[START]

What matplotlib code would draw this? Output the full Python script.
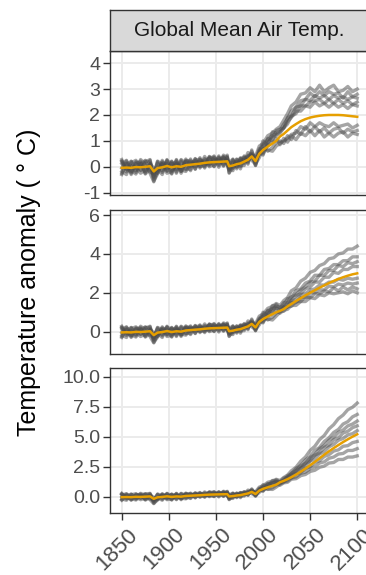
import matplotlib.pyplot as plt
import numpy as np
from matplotlib.transforms import ScaledTranslation

plt.rcParams["font.family"] = ["Liberation Sans", "DejaVu Sans"]

# shared historical period (same for all three scenarios)
hist_years = [1850, 1855, 1860, 1865, 1870, 1875, 1880, 1884, 1888, 1893, 1898, 1903, 1908,
              1913, 1918, 1923, 1928, 1933, 1938, 1943, 1948, 1953, 1958, 1962, 1964, 1968,
              1972, 1976, 1980, 1984, 1988, 1992, 1996, 2000, 2005, 2010, 2014]
hist_mean = [-0.04, -0.03, -0.04, -0.01, -0.02, 0.00, 0.02, -0.18, -0.05, -0.02, 0.03, -0.02, 0.02,
             0.00, 0.06, 0.08, 0.10, 0.12, 0.15, 0.17, 0.18, 0.19, 0.20, 0.21, 0.02, 0.05,
             0.10, 0.13, 0.20, 0.27, 0.40, 0.22, 0.50, 0.65, 0.78, 0.90, 1.00]
hist_members = [
    [0.20, -0.20, 0.15, 0.25, -0.15, 0.18, 0.28, -0.40, 0.15, -0.22, 0.22, -0.15, 0.25, -0.18, 0.30, 0.00, 0.32, 0.02, 0.40, 0.08, 0.42, 0.10, 0.45, 0.35, 0.00, 0.28, -0.02, 0.35, 0.20, 0.55, 0.45, 0.40, 0.80, 0.90, 1.20, 1.30, 1.45],
    [-0.25, 0.15, -0.30, 0.12, 0.22, -0.25, 0.12, -0.55, -0.28, 0.20, -0.18, 0.22, -0.20, 0.25, -0.12, 0.30, -0.10, 0.35, 0.00, 0.40, 0.02, 0.42, 0.05, 0.45, -0.22, -0.05, 0.30, 0.00, 0.42, 0.10, 0.65, 0.05, 0.55, 1.00, 0.80, 1.35, 1.30],
    [0.12, 0.25, -0.15, -0.28, 0.10, 0.25, -0.20, -0.28, 0.20, -0.15, 0.28, -0.25, 0.15, -0.18, 0.22, -0.15, 0.25, 0.30, -0.05, 0.35, 0.38, -0.02, 0.40, 0.05, -0.15, 0.25, 0.00, 0.30, 0.38, 0.15, 0.60, 0.30, 0.70, 0.55, 1.10, 1.00, 1.40],
    [-0.18, -0.30, 0.22, -0.05, -0.25, -0.12, 0.25, -0.48, -0.20, 0.25, -0.08, 0.15, -0.25, 0.20, -0.08, -0.10, 0.30, -0.05, 0.32, 0.00, 0.10, 0.38, 0.02, 0.40, -0.05, -0.15, 0.28, 0.05, 0.05, 0.45, 0.25, 0.10, 0.35, 0.70, 0.65, 0.60, 0.80],
    [0.28, -0.08, -0.20, 0.20, 0.12, -0.28, -0.08, -0.22, -0.08, -0.30, 0.25, 0.10, 0.20, -0.25, 0.20, 0.25, -0.08, 0.28, 0.12, 0.05, 0.35, 0.20, 0.35, 0.25, -0.25, 0.18, 0.20, -0.08, 0.35, 0.38, 0.45, 0.25, 0.60, 0.45, 0.95, 1.15, 1.20],
    [-0.30, 0.10, 0.20, -0.22, 0.28, 0.10, -0.25, -0.58, -0.12, 0.12, -0.25, -0.18, 0.12, -0.05, 0.25, 0.18, 0.00, 0.15, 0.25, 0.32, 0.00, 0.35, 0.10, 0.35, 0.15, 0.30, -0.08, 0.25, 0.30, 0.20, 0.48, 0.05, 0.62, 0.80, 0.60, 0.75, 0.95],
    [-0.05, 0.22, -0.25, 0.15, -0.12, 0.22, 0.18, -0.32, 0.22, 0.08, -0.15, 0.20, -0.12, 0.28, 0.12, 0.18, 0.22, 0.00, 0.05, 0.38, 0.28, 0.05, 0.30, 0.22, -0.10, 0.02, 0.22, 0.32, 0.12, 0.40, 0.52, 0.35, 0.45, 0.85, 1.05, 1.20, 1.25],
    [0.22, -0.12, 0.05, -0.15, 0.15, -0.20, 0.12, -0.05, -0.25, 0.15, 0.12, -0.28, 0.28, -0.12, -0.18, 0.12, 0.15, 0.22, 0.20, 0.12, 0.25, 0.28, 0.38, 0.05, 0.20, -0.05, 0.15, 0.22, 0.18, 0.28, 0.35, 0.15, 0.52, 0.50, 0.85, 0.95, 1.10],
]

# scenario period
fut_years = [2018, 2022, 2026, 2030, 2035, 2040, 2045, 2050, 2055, 2060, 2065, 2070, 2075,
             2080, 2085, 2090, 2095, 2100]

low_mean = [1.17, 1.27, 1.40, 1.53, 1.65, 1.76, 1.84, 1.90, 1.94, 1.97, 1.99, 2.00, 2.00, 2.00, 1.99, 1.97, 1.95, 1.93]
low_members = [
    [1.55, 1.80, 2.05, 2.35, 2.50, 2.80, 2.85, 3.05, 2.90, 3.15, 2.90, 3.05, 3.15, 2.90, 2.95, 3.10, 2.90, 3.00],
    [1.40, 1.65, 1.85, 2.15, 2.30, 2.55, 2.60, 2.85, 2.70, 2.90, 2.75, 2.90, 2.80, 2.85, 2.65, 2.90, 2.70, 2.80],
    [1.45, 1.50, 1.90, 1.95, 2.30, 2.35, 2.60, 2.55, 2.75, 2.65, 2.75, 2.60, 2.75, 2.65, 2.70, 2.60, 2.70, 2.65],
    [0.90, 1.00, 1.10, 1.25, 1.30, 1.55, 1.45, 1.70, 1.55, 1.70, 1.60, 1.55, 1.70, 1.55, 1.60, 1.65, 1.50, 1.60],
    [1.30, 1.50, 1.65, 1.95, 2.05, 2.35, 2.35, 2.50, 2.55, 2.60, 2.45, 2.60, 2.45, 2.60, 2.45, 2.55, 2.40, 2.50],
    [1.00, 0.90, 1.20, 1.05, 1.40, 1.25, 1.55, 1.35, 1.55, 1.35, 1.50, 1.30, 1.45, 1.50, 1.30, 1.45, 1.35, 1.40],
    [1.35, 1.50, 1.75, 1.90, 2.15, 2.15, 2.35, 2.30, 2.50, 2.35, 2.45, 2.30, 2.45, 2.30, 2.40, 2.25, 2.40, 2.35],
    [0.85, 1.10, 0.95, 1.20, 1.05, 1.30, 1.20, 1.40, 1.20, 1.40, 1.15, 1.30, 1.15, 1.30, 1.35, 1.15, 1.30, 1.25],
]

mid_mean = [1.07, 1.16, 1.30, 1.42, 1.58, 1.72, 1.87, 2.00, 2.13, 2.26, 2.38, 2.50, 2.61, 2.71, 2.80, 2.88, 2.95, 3.00]
mid_members = [
    [1.35, 1.60, 1.75, 2.10, 2.25, 2.60, 2.75, 3.05, 3.15, 3.40, 3.50, 3.75, 3.80, 4.00, 4.05, 4.25, 4.25, 4.40],
    [1.25, 1.35, 1.70, 1.75, 2.10, 2.20, 2.50, 2.60, 2.90, 2.90, 3.20, 3.25, 3.45, 3.45, 3.65, 3.65, 3.85, 3.85],
    [1.20, 1.50, 1.50, 1.80, 1.90, 2.15, 2.30, 2.55, 2.60, 2.90, 2.90, 3.15, 3.15, 3.40, 3.35, 3.55, 3.50, 3.60],
    [1.00, 1.25, 1.25, 1.50, 1.50, 1.75, 1.75, 2.00, 2.00, 2.15, 2.15, 2.35, 2.30, 2.45, 2.40, 2.50, 2.45, 2.50],
    [1.10, 1.25, 1.50, 1.60, 1.85, 1.95, 2.20, 2.30, 2.55, 2.55, 2.80, 2.80, 3.05, 3.00, 3.20, 3.20, 3.35, 3.35],
    [1.05, 1.05, 1.30, 1.30, 1.55, 1.55, 1.80, 1.75, 1.95, 1.95, 2.10, 2.05, 2.25, 2.10, 2.30, 2.15, 2.30, 2.20],
    [1.15, 1.30, 1.35, 1.60, 1.65, 1.90, 1.95, 2.15, 2.20, 2.40, 2.40, 2.55, 2.55, 2.70, 2.65, 2.75, 2.70, 2.75],
    [0.95, 1.10, 1.15, 1.35, 1.35, 1.55, 1.55, 1.75, 1.70, 1.90, 1.85, 2.00, 1.95, 2.00, 2.05, 1.95, 2.10, 2.00],
]

high_mean = [1.20, 1.32, 1.46, 1.62, 1.84, 2.08, 2.34, 2.62, 2.90, 3.20, 3.50, 3.78, 4.05, 4.30, 4.55, 4.78, 5.00, 5.20]
high_members = [
    [1.35, 1.60, 1.80, 2.15, 2.45, 2.95, 3.30, 3.85, 4.20, 4.75, 5.10, 5.65, 6.00, 6.50, 6.80, 7.25, 7.45, 7.80],
    [1.25, 1.40, 1.75, 1.90, 2.35, 2.60, 3.05, 3.35, 3.85, 4.10, 4.60, 4.90, 5.35, 5.60, 6.05, 6.25, 6.65, 6.85],
    [1.20, 1.55, 1.60, 1.95, 2.15, 2.55, 2.80, 3.25, 3.50, 4.00, 4.25, 4.70, 4.95, 5.35, 5.55, 5.90, 6.05, 6.30],
    [1.05, 1.20, 1.45, 1.55, 1.90, 2.00, 2.35, 2.50, 2.85, 3.00, 3.35, 3.50, 3.80, 3.90, 4.20, 4.25, 4.50, 4.60],
    [1.15, 1.30, 1.65, 1.75, 2.15, 2.35, 2.75, 3.00, 3.45, 3.65, 4.10, 4.30, 4.75, 4.90, 5.30, 5.45, 5.75, 5.90],
    [1.10, 1.25, 1.30, 1.55, 1.65, 1.95, 2.05, 2.35, 2.50, 2.80, 2.90, 3.20, 3.30, 3.55, 3.60, 3.85, 3.85, 4.00],
    [1.20, 1.35, 1.50, 1.80, 1.95, 2.35, 2.55, 2.95, 3.15, 3.55, 3.75, 4.15, 4.35, 4.70, 4.85, 5.15, 5.25, 5.50],
    [0.95, 1.15, 1.20, 1.45, 1.50, 1.75, 1.85, 2.10, 2.20, 2.45, 2.55, 2.80, 2.85, 3.10, 3.10, 3.30, 3.30, 3.40],
]

x_ticks = [1850, 1900, 1950, 2000, 2050, 2100]
panels = [
    (low_mean, low_members, [-1, 0, 1, 2, 3, 4], (-1.07, 4.47), "{:.0f}"),
    (mid_mean, mid_members, [0, 2, 4, 6], (-1.15, 6.26), "{:.0f}"),
    (high_mean, high_members, [0, 2.5, 5, 7.5, 10], (-1.36, 10.72), "{:.1f}"),
]

W, H = 366, 575
fig = plt.figure(figsize=(W / 100, H / 100), dpi=100)
x0, x1 = 110, 369
rows = [(51, 194.5), (210, 354), (368, 513)]
dark = "#333333"

years = np.array(hist_years + fut_years)
axes = []
for (mean, members, yt, ylim, fmt), (top, bot) in zip(panels, rows):
    ax = fig.add_axes([x0 / W, 1 - bot / H, (x1 - x0) / W, (bot - top) / H])
    for hm, fm in zip(hist_members, members):
        ax.plot(years, hm + fm, color="#4D4D4D", alpha=0.5, lw=2.4,
                solid_joinstyle="round")
    ax.plot(years, hist_mean + mean, color="#E69F00", lw=1.8)
    ax.set_xlim(1837.5, 2112.5)
    ax.set_ylim(*ylim)
    ax.set_yticks(yt)
    ax.set_yticklabels([fmt.format(v) for v in yt])
    ax.set_xticks(x_ticks)
    ax.grid(True, color="#EBEBEB", lw=1.4)
    ax.set_axisbelow(True)
    for s in ax.spines.values():
        s.set_color(dark)
        s.set_linewidth(1.0)
    ax.tick_params(axis="y", length=5, width=1.0, color=dark, labelsize=14,
                   labelcolor="#4D4D4D", pad=2)
    ax.tick_params(axis="x", length=0, labelbottom=False)
    axes.append(ax)

ax = axes[-1]
ax.tick_params(axis="x", length=5, width=1.0, color=dark, labelbottom=True, pad=3)
ax.set_xticklabels([str(v) for v in x_ticks], rotation=45, ha="right",
                   rotation_mode="anchor", fontsize=16, color="#4D4D4D")
shift = ScaledTranslation(5 / 100, 0, fig.dpi_scale_trans)
for lab in ax.get_xticklabels():
    lab.set_transform(lab.get_transform() + shift)

# facet strip
strip = fig.add_axes([x0 / W, 1 - 51 / H, (x1 - x0) / W, 41 / H])
strip.set_facecolor("#D9D9D9")
strip.set_xticks([])
strip.set_yticks([])
for s in strip.spines.values():
    s.set_color(dark)
    s.set_linewidth(1.0)
strip.text(0.5, 0.5, "Global Mean Air Temp.", ha="center", va="center",
           fontsize=15, color="#1A1A1A", transform=strip.transAxes)

fig.text(29 / W, 1 - 282 / H, "Temperature anomaly ( \u00b0 C)", rotation=90,
         ha="center", va="center", fontsize=18)

fig.savefig("out.png", dpi=100)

[END]

Your objective = Tally how many lines in the material above hold the word "matplotlib". Write only that number.

Answer to this task = 3